Some of the negatives are the way they made the sheet metal it is hard to get at the chuck to tighten it up so I made a super long key that makes it much easier. On the older machine, the position of the lube pump was stupid; you needed a 2 foot long funnel to fill it (I ended up moving it to the front of the machine like it should have been in the first place). Probably a couple other dislikes if I thought about it but that's all I can come up with right now.
We did the same "mod" with our chuck key, cutting and welding a bar in to lengthen it.
In general, I think their concept and quality is good for what they are. They are not meant to go to toes with a full G-code CNC lathe and are perfect for simple ops or onesy-twosy stuff that you need to put together on the fly. My biggest gripe with them is their overall physical design is poor IMO. It strikes me that they took a CAD assembly of a manual conventional lathe, and just started stacking all the CNC bits onto it. It's almost like their lead engineer had no clue how CNC lathes are built, but had experience with Windows based automation and manual machining. It's ergonomic for the operator to a point, but sucks for chip removal, maintenance, or even finding parts that fly off who knows where. Tool change turret is an option on the bigger lathers (I think over 14" swing?), but it's super "added on" with poor integration physically or control-wise.
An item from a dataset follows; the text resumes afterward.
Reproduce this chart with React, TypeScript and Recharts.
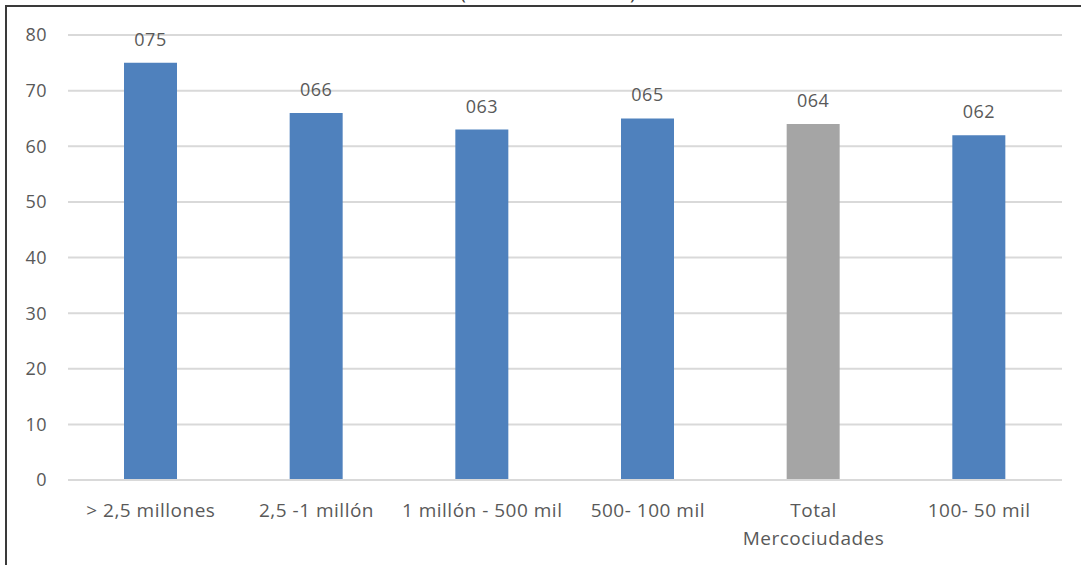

They are also messy as they are not fully enclosed (which is odd given there's so much sheet metal in the way). We added some long bristle nylon brush strips around the door and some extra plexi-glass on the right to help the splatter. They could help their product out so much by doing a full redesign, but based on putting their conversational control on a standard slant bed platform and having better integration for the turret.
If you have a CNC shop with CAD/CAM capability already, a teach machine like the Trak stuff isn't that great, except for maybe a 2nd op machine (which they do tend to market a bit towards that. If you have a manual shop and are looking for a quick way to get automated, they are perfect for that. We're looking forward to upgrading ours though (have a Doosan Lynx quoted) as we outgrew it's novelty a long time ago. If we had the space though, it would stay in the shop for what it does.